Pourquoi exonérer de droits de mutation une poignée de riches ménages ?

Pourquoi exonérer de droits de mutation une poignée de riches ménages ? - Accord fiscal entre la France et la principauté de Monaco (Pixabay)

Madame la présidente, monsieur le ministre, mes chers collègues, en 1962, à l’apogée de la crise avec la principauté monégasque, on prête au général de Gaulle la formule suivante : « Pour faire le blocus de Monaco, il suffit de deux panneaux de sens interdit. » (Sourires.) Sur les dons et les legs, il nous est aujourd’hui proposé d’enlever tous les panneaux ! N’entravons plus la circulation des capitaux entre le Rocher et la France ou, plus vraisemblablement, plutôt dans l’autre sens, entre la France et le Rocher !

M. Vincent Delahaye, rapporteur. Pas du tout ! C’est l’inverse !

M. Éric Bocquet. Arrêtons de nuire au rapprochement entre les peuples !

Le présent accord prévoit de réduire les recettes fiscales sur les successions sous couvert de financer de bonnes œuvres. Pourquoi conduire une réforme qui n’aurait, selon l’étude d’impact, qu’un effet très limité ? Le rôle du législateur n’est pas d’octroyer des avantages à une petite poignée de ménages souhaitant s’exonérer de leurs obligations fiscales sur leurs donations et leurs legs.

Comme pour nous réconforter, nous devrions être rassurés par le fait que « la réciprocité de l’exonération limite l’impact fiscal dans chacun des deux États ». Nous savons tous ici que les motifs invoqués peuvent interpeller : les mouvements de capitaux iront de Monaco vers la France.

Nous pourrions nous réjouir de cette possibilité, prévue par l’accord, que des dons ou legs de riches Monégasques soient faits au profit de collectivités locales françaises. Le département du Nord, que vous connaissez bien, monsieur le ministre, saurait faire bon usage pour sa population de l’argent du Rocher. Il s’agirait incontestablement d’une bonne nouvelle !

M. Vincent Delahaye, rapporteur. Ça va venir !

M. Éric Bocquet. Un tel accord conforte encore le développement d’un financement privé du secteur associatif par les entreprises mécènes et les riches particuliers. Ainsi, en 2017, les entreprises ont versé 1,7 milliard d’euros au titre du mécénat, ce montant ayant doublé en sept années.
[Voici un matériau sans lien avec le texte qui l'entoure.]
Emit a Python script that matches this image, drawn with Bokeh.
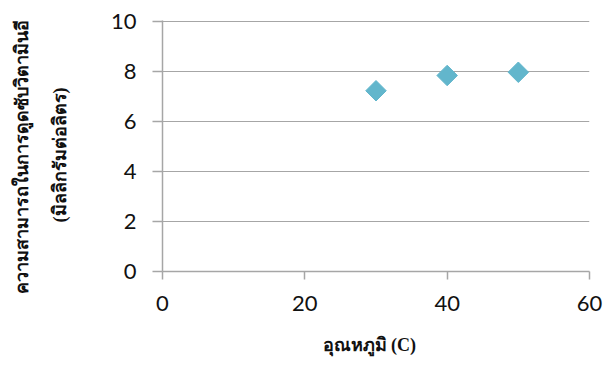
import math
from bokeh.plotting import figure
from bokeh.models import Range1d, FixedTicker
from bokeh.embed import file_html
from bokeh.resources import INLINE

# Vitamin E adsorption capacity vs temperature
temperature = [30, 40, 50]
capacity = [7.23, 7.84, 7.97]
x_ticks = [0, 20, 40, 60]
y_ticks = [0, 2, 4, 6, 8, 10]

x_title = "อุณหภูมิ (C)"
y_title_1 = "ความสามารถในการดูดซับวิตามินอี"
y_title_2 = "(มิลลิกรัมต่อลิตร)"

GRID = "#a6a6a6"
TICK_FONT = "Lato"
TITLE_FONT = "Liberation Serif"
NBSP = "\u00a0"

p = figure(width=604, height=367, output_backend="svg", toolbar_location=None,
           x_range=Range1d(0, 60), y_range=Range1d(0, 10.04),
           min_border_left=162, min_border_right=15,
           min_border_top=20, min_border_bottom=96)
p.outline_line_color = None
p.background_fill_color = "white"
p.border_fill_color = "white"

p.xgrid.grid_line_color = None
p.ygrid.grid_line_color = GRID
p.ygrid.grid_line_width = 1.2

for ax in (p.xaxis, p.yaxis):
    ax.axis_line_color = GRID
    ax.axis_line_width = 1.5
    ax.major_tick_line_color = GRID
    ax.major_tick_line_width = 1.5
    ax.major_tick_in = 0
    ax.minor_tick_line_color = None
    ax.major_label_text_font = TICK_FONT
    ax.major_label_text_font_size = "22px"
    ax.major_label_text_color = "#111111"
    ax.axis_label_text_font = TITLE_FONT
    ax.axis_label_text_font_style = "bold"
    ax.axis_label_text_font_size = "18px"
    ax.axis_label_text_color = "#111111"

p.xaxis.ticker = FixedTicker(ticks=x_ticks)
p.yaxis.ticker = FixedTicker(ticks=y_ticks)
p.xaxis.major_tick_out = 8
p.yaxis.major_tick_out = 10
p.xaxis.major_label_standoff = 16
p.yaxis.major_label_standoff = 16

# trailing no-break spaces nudge the centred titles toward their start
p.xaxis.axis_label = x_title + NBSP * 3
p.xaxis.axis_label_standoff = 21
p.yaxis.axis_label = y_title_1 + NBSP * 5 + "\n" + y_title_2 + NBSP * 4
p.yaxis.axis_label_standoff = 38
p.yaxis.axis_label_text_line_height = 1.9

p.scatter(temperature, capacity, marker="square", size=14.5, angle=math.pi / 4,
          fill_color="#62b6cc", line_color="#62b6cc")

open("out.html", "w").write(file_html(p, INLINE))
Les foyers fiscaux ont, quant à eux, déclaré 2,5 milliards d’euros de dons, dont la moitié provient du décile des ménages les plus aisés. Grâce aux profits que leur permettent de réaliser une multitude d’avantages fiscaux, certains ont les moyens de leur générosité…

Dans ce dispositif, le seul perdant sera l’État. Des chercheurs, MM. Depecker, Déplaude et Larchet – aucun rapport avec le président du Sénat ! –, résument admirablement cette situation : « À travers les avantages fiscaux dont ils font bénéficier les organisations philanthropiques, les États subventionnent, et donc soutiennent les stratégies de reproduction et de légitimation des élites économiques. »

Le groupe communiste républicain citoyen et écologiste votera contre l’approbation de cet accord.